In South Africa, these third parties are required by law to send information or data to Sars via a return. This means that a bank, for example, must provide information to Sars pertaining to the interest paid on savings in taxpayers’ accounts. Sars then uses the third-party data to confirm whether a person has filed or submitted the correct information in his or her tax returns, to ensure that the information or documents are compliant with the provisions of a relevant tax Act and to determine a person’s tax liability.

Botha says that with CARF, the undersigning jurisdictions are seemingly trying to build on the CRS. Once CARF is implemented, he says, crypto asset service providers (CASPs) will most likely end up having to do the same. CASPs include companies that help users control, trade, or store their crypto assets.

“Sars could then use that information to crosscheck whether you have recorded your crypto-trading profits correctly,” Botha explains.

Location, location, location

A “crypto asset” is defined as a digital representation of value that:

  • is not issued by a central bank, but is capable of being traded, transferred, or stored electronically by natural and legal persons for the purpose of payment, investment, and other forms of utility;
  • applies cryptographic techniques; and
  • uses distributed ledger technology.

But how do you “follow the money” if it only exists in digital form?

Botha says determining “location” is often a big issue when it comes to regulating crypto.

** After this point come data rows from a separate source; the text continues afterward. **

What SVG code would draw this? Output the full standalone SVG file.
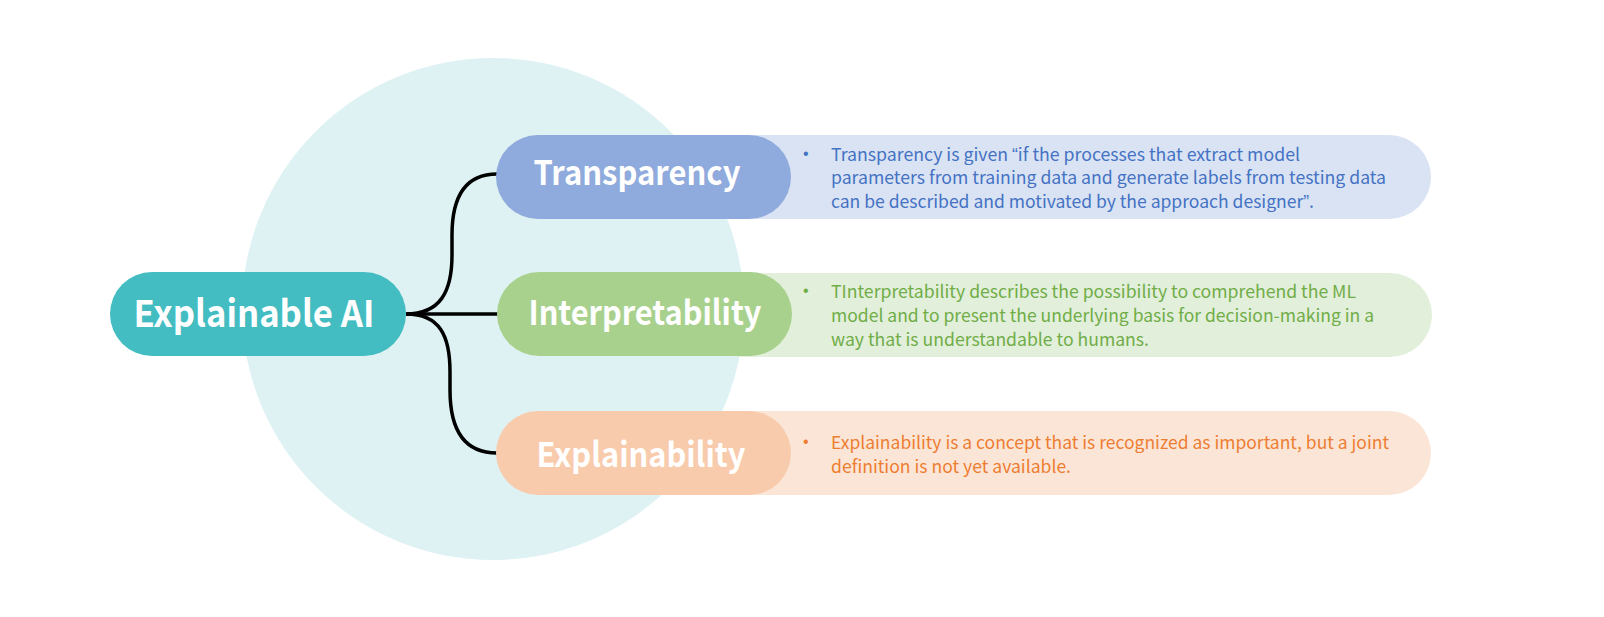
<svg xmlns="http://www.w3.org/2000/svg" width="1604" height="617" viewBox="0 0 1604 617">
  <style>
    .title { font-family: "Noto Sans CJK SC", "Noto Sans", sans-serif; font-weight: 700; fill: #FFFFFF; text-anchor: middle; }
    .body { font-family: "Noto Sans CJK SC", "Noto Sans", sans-serif; font-size: 17.5px; }
    .latin { font-family: "Liberation Sans", "Noto Sans", sans-serif; }
    .dot { font-family: "Liberation Sans", sans-serif; font-size: 16px; }
    .link { fill: none; stroke: #000000; stroke-width: 3.5; }
    .blue { fill: #4472C4; }
    .green { fill: #70AD47; }
    .orange { fill: #ED7D31; }
  </style>

  <!-- backdrop circle -->
  <circle cx="493" cy="309" r="251" fill="#DFF2F3"/>

  <!-- description strips, drawn behind the labelled pills -->
  <g id="transparency-desc">
    <rect x="700" y="135" width="731" height="84" rx="42" fill="#DAE3F3"/>
    <text class="dot blue" x="803" y="159">•</text>
    <text class="body blue" x="831" y="161" textLength="469" lengthAdjust="spacingAndGlyphs">Transparency is given <tspan class="latin">“</tspan>if the processes that extract model</text>
    <text class="body blue" x="831" y="184" textLength="555" lengthAdjust="spacingAndGlyphs">parameters from training data and generate labels from testing data</text>
    <text class="body blue" x="831" y="208" textLength="483" lengthAdjust="spacingAndGlyphs">can be described and motivated by the approach designer<tspan class="latin">”</tspan>.</text>
  </g>
  <g id="interpretability-desc">
    <rect x="700" y="273" width="732" height="84" rx="42" fill="#E2EFDA"/>
    <text class="dot green" x="803" y="296">•</text>
    <text class="body green" x="831" y="298" textLength="525" lengthAdjust="spacingAndGlyphs">TInterpretability describes the possibility to comprehend the ML</text>
    <text class="body green" x="831" y="322" textLength="543" lengthAdjust="spacingAndGlyphs">model and to present the underlying basis for decision-making in a</text>
    <text class="body green" x="831" y="346" textLength="318" lengthAdjust="spacingAndGlyphs">way that is understandable to humans.</text>
  </g>
  <g id="explainability-desc">
    <rect x="700" y="411" width="731" height="84" rx="42" fill="#FBE5D6"/>
    <text class="dot orange" x="803" y="447">•</text>
    <text class="body orange" x="831" y="449" textLength="558" lengthAdjust="spacingAndGlyphs">Explainability is a concept that is recognized as important, but a joint</text>
    <text class="body orange" x="831" y="473" textLength="240" lengthAdjust="spacingAndGlyphs">definition is not yet available.</text>
  </g>

  <!-- connectors -->
  <g id="connectors">
    <path class="link" d="M406,314 C440,314 452,292 452,255 L452,235 C452,198 464,174 497,174"/>
    <path class="link" d="M406,314 L498,314"/>
    <path class="link" d="M406,314 C440,314 450,336 450,372 L450,390 C450,428 463,453 497,453"/>
  </g>

  <g id="explainable-ai">
    <rect x="110" y="272" width="296" height="84" rx="42" fill="#43BDC1"/>
    <text class="title" x="254" y="327" font-size="37" textLength="241" lengthAdjust="spacingAndGlyphs">Explainable AI</text>
  </g>
  <g id="transparency">
    <rect x="496" y="135" width="295" height="84" rx="42" fill="#8FAADC"/>
    <text class="title" x="637" y="185" font-size="34" textLength="207" lengthAdjust="spacingAndGlyphs">Transparency</text>
  </g>
  <g id="interpretability">
    <rect x="497" y="272" width="295" height="84" rx="42" fill="#A9D18E"/>
    <text class="title" x="645" y="325" font-size="34" textLength="233" lengthAdjust="spacingAndGlyphs">Interpretability</text>
  </g>
  <g id="explainability">
    <rect x="496" y="411" width="295" height="84" rx="42" fill="#F8CBAD"/>
    <text class="title" x="641" y="467" font-size="34" textLength="209" lengthAdjust="spacingAndGlyphs">Explainability</text>
  </g>
</svg>
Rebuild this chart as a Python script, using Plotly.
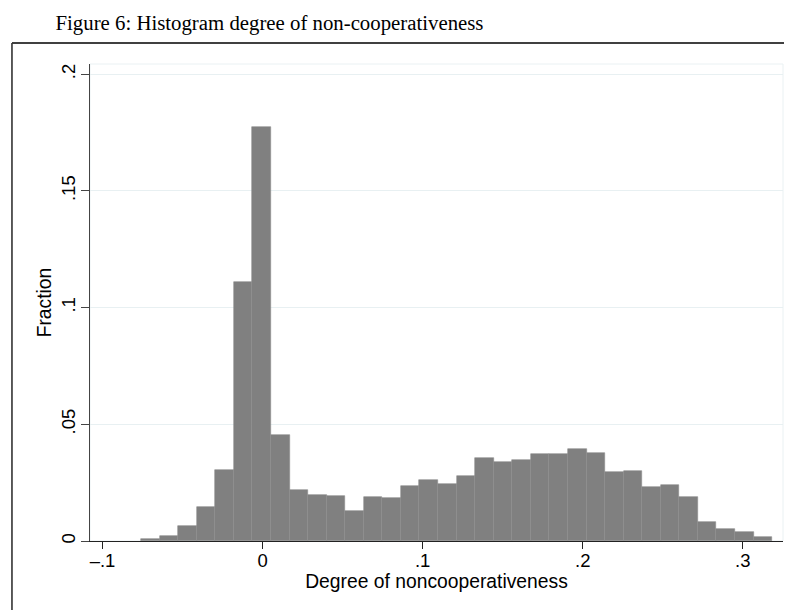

“This is something that regulators struggle with. The South African Reserve Bank (Sarb), for example. They look at cross-border flows, but in a crypto context, crypto only exists digitally. So how do you determine whether something is leaving South Africa and going to another country?”

Another difficult question, he says, is where does the crypto reside?

“If something is in your bank account and you want to transfer it to someone else’s bank or you want to make a payment to the US, you do it through the banking system. The regulators can detect that. With crypto, it’s quite different.”

Botha says one way for CARF to work is for CASPs to be registered in a specific country.

“You can try and argue that the person who holds the digital wallet or holds access to the digital wallet, that the place where that person resides, is the location of the crypto.”

The regulatory net widens

South Africa has been home to some of the biggest and most expensive crypto scams in the world, with the likes of Mirror Trading International and Africrypt making global headlines.

During 2019, the Financial Action Task Force (FATF), of which South Africa is a member, conducted a country review of South Africa in the context of the FATF Recommendations and stated in its Mutual Evaluation Report that South Africa had major deficiencies insofar as “there are no requirements for VASPS (Virtual Asset Service Providers) to be licensed or registered and they are not subject to AML/CFT supervision”.

In October 2022, the FSCA declared crypto assets a financial product (General Notice 1350 of 2022).

At the time, law experts at CDH explained that the declaration sought to address the FATF report’s finding and was viewed by the FSCA as a critical interim step towards protecting customers in the crypto asset environment, pending the conclusion of broader developments surrounding crypto assets through, for example, the Conduct of Financial Institutions Bill.

The declaration puts in place a regulatory and licensing regime for persons providing financial services in respect of crypto assets, having the effect that these crypto asset FSPs are now required to be licensed and consequently be subject to regulatory oversight and supervision.

Botha says, hopefully, the introduction and implementation of CARF will support these attempts at regulating the crypto sector in South Africa.

“And that the Mirror Trading International and Africrypt scams are a thing of the past.”